Extracted material
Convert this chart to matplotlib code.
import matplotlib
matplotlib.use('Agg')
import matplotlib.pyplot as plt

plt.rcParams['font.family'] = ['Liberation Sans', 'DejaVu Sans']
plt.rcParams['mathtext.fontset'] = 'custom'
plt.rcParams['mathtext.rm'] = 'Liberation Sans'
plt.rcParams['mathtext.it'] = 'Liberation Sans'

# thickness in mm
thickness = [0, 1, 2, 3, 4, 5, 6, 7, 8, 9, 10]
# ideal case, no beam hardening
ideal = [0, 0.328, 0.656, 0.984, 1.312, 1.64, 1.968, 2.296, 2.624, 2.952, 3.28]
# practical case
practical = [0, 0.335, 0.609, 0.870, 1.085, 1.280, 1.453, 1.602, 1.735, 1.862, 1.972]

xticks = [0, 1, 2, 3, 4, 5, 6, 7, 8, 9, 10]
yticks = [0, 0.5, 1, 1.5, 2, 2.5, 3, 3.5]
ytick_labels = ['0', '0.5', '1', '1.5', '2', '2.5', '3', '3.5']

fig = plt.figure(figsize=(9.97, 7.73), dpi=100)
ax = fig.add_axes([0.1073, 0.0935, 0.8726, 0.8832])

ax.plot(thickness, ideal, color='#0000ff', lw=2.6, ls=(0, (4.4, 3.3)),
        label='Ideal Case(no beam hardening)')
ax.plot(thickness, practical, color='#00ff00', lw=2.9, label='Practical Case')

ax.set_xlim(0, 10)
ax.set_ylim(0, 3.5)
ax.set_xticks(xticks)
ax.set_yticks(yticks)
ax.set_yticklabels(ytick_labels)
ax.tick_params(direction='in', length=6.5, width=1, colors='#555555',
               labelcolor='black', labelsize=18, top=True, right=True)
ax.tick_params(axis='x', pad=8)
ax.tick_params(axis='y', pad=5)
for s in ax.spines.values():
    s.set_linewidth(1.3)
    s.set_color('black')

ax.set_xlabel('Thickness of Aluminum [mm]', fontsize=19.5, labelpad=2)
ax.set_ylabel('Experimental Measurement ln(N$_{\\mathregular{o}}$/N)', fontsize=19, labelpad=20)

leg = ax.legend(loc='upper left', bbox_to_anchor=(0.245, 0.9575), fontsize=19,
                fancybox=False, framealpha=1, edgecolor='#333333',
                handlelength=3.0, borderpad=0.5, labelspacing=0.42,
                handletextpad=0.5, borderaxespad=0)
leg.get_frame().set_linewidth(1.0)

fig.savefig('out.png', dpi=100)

* * *

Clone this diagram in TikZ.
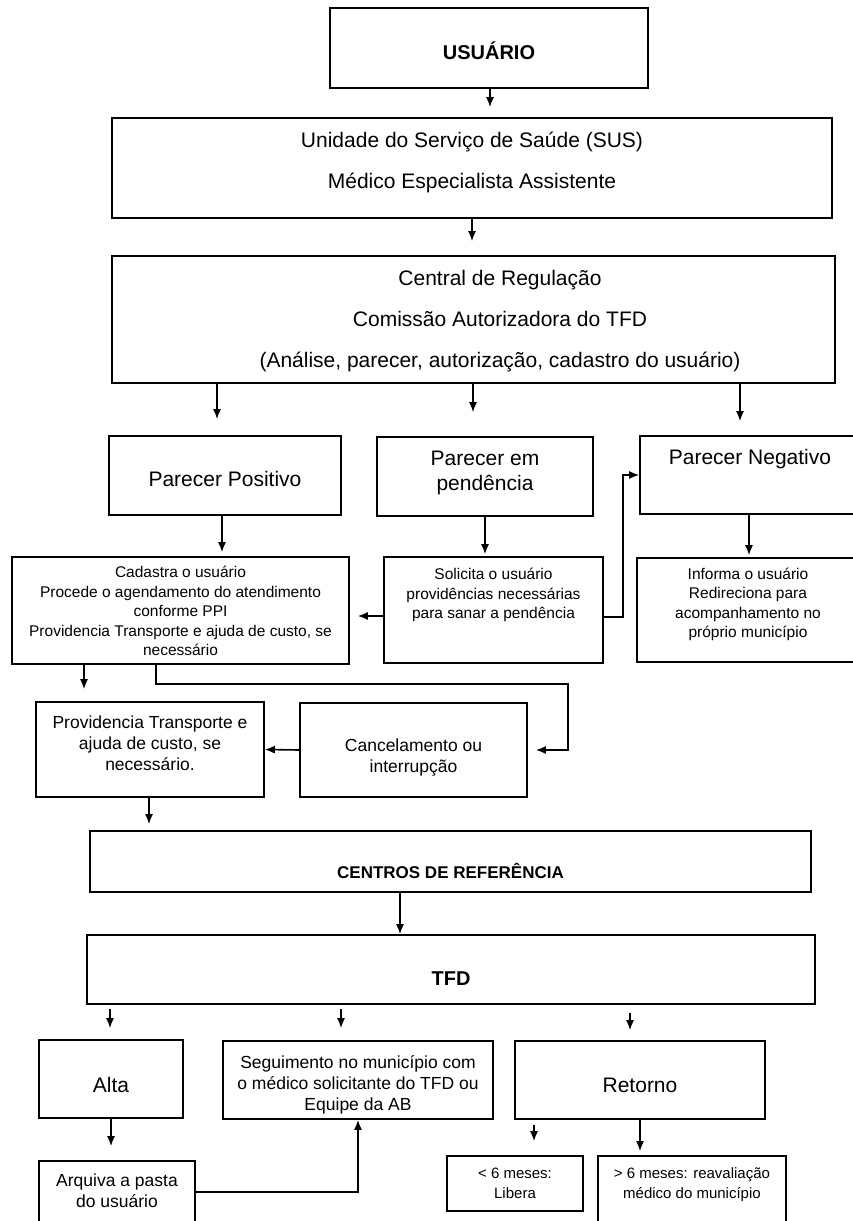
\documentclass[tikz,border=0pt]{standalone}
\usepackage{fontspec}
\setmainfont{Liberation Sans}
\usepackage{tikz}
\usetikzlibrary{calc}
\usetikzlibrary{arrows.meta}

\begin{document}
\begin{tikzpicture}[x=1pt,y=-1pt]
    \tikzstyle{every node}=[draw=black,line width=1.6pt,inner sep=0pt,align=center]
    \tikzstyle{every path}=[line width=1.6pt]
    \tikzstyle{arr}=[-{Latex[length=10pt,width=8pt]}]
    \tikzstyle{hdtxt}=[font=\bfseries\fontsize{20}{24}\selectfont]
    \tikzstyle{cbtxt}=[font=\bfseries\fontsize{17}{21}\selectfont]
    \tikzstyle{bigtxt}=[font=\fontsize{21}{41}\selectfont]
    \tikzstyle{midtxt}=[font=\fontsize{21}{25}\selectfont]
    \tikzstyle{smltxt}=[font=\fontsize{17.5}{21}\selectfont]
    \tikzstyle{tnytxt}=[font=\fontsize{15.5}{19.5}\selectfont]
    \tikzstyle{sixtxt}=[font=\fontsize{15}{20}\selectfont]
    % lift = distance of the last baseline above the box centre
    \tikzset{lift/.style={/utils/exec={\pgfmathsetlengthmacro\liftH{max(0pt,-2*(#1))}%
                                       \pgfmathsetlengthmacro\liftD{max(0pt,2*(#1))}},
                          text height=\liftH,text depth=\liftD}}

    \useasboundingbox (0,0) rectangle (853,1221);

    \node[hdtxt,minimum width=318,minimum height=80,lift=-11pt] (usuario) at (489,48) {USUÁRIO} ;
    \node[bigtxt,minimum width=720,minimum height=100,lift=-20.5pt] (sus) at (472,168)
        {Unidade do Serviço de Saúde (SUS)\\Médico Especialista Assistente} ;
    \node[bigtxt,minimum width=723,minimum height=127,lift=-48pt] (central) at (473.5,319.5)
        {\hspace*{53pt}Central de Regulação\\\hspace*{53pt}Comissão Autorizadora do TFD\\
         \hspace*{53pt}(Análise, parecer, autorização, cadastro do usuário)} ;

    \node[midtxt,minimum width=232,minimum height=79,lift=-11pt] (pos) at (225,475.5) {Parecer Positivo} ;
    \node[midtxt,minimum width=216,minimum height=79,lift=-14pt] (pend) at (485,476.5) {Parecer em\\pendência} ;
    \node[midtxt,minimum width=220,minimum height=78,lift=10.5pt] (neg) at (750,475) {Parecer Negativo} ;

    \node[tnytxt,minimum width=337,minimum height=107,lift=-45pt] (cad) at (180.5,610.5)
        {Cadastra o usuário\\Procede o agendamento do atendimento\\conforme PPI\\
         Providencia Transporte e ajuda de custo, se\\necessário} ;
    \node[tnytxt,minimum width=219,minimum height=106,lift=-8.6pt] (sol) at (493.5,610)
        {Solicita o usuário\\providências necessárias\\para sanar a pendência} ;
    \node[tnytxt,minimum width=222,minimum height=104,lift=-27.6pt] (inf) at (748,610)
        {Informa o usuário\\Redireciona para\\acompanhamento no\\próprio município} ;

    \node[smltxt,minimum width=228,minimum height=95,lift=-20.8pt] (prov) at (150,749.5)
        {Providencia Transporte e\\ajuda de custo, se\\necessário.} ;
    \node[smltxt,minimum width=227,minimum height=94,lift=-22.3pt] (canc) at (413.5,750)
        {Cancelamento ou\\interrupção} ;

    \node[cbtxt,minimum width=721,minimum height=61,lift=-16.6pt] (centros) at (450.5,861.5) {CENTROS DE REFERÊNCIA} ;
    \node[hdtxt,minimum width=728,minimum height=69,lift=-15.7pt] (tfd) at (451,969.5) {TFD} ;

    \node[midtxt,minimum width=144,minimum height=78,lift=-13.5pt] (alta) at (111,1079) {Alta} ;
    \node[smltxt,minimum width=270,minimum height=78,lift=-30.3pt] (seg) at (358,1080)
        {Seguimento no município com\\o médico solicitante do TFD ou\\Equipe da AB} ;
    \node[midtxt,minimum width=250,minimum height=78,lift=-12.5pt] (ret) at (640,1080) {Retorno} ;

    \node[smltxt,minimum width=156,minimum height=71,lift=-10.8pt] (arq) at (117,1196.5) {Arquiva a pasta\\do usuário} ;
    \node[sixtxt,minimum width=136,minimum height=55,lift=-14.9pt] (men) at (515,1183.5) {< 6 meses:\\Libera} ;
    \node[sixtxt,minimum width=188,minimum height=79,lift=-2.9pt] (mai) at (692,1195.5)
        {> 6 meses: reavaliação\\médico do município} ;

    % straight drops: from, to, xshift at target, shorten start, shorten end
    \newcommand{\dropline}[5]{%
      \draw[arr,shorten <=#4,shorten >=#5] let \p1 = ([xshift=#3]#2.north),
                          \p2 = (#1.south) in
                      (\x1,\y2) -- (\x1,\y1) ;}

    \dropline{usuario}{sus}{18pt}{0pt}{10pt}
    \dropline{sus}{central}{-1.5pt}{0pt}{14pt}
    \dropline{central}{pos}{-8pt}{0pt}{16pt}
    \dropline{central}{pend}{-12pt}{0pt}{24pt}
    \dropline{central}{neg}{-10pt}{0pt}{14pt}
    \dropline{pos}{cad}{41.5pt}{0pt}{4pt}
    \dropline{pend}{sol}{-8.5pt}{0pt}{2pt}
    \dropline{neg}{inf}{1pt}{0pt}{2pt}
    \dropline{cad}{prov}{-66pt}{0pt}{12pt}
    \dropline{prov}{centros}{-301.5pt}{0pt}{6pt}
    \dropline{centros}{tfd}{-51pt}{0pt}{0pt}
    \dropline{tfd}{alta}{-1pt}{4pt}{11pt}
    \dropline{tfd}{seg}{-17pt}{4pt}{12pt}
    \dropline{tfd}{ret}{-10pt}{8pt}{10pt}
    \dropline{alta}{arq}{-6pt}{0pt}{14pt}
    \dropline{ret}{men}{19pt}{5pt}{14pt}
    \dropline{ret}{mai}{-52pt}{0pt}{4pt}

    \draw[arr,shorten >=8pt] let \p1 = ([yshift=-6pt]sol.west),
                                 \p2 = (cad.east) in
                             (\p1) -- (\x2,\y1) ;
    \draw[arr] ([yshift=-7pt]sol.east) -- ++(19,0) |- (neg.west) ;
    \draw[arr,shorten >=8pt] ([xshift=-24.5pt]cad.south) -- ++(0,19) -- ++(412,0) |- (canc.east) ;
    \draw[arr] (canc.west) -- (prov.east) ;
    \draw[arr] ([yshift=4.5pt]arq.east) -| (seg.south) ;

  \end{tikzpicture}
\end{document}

...

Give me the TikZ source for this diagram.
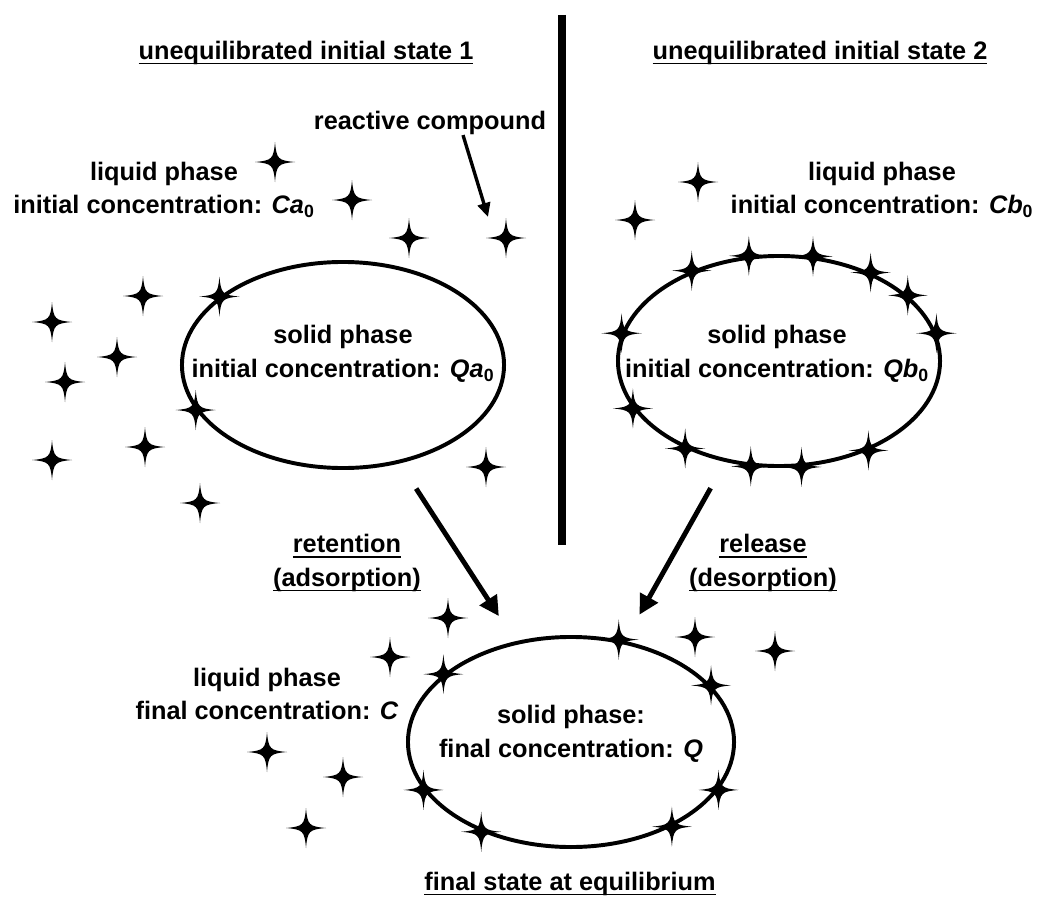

Work instructions
Quote the lines that begin at the line containing "Convert this chart to matplotlib code." and end at the line containing "plt.rcParams['mathtext.it'] = 'Liberation", keeping both of those lines.

The completed task
Convert this chart to matplotlib code.
import matplotlib
matplotlib.use('Agg')
import matplotlib.pyplot as plt

plt.rcParams['font.family'] = ['Liberation Sans', 'DejaVu Sans']
plt.rcParams['mathtext.fontset'] = 'custom'
plt.rcParams['mathtext.rm'] = 'Liberation Sans'
plt.rcParams['mathtext.it'] = 'Liberation Sans'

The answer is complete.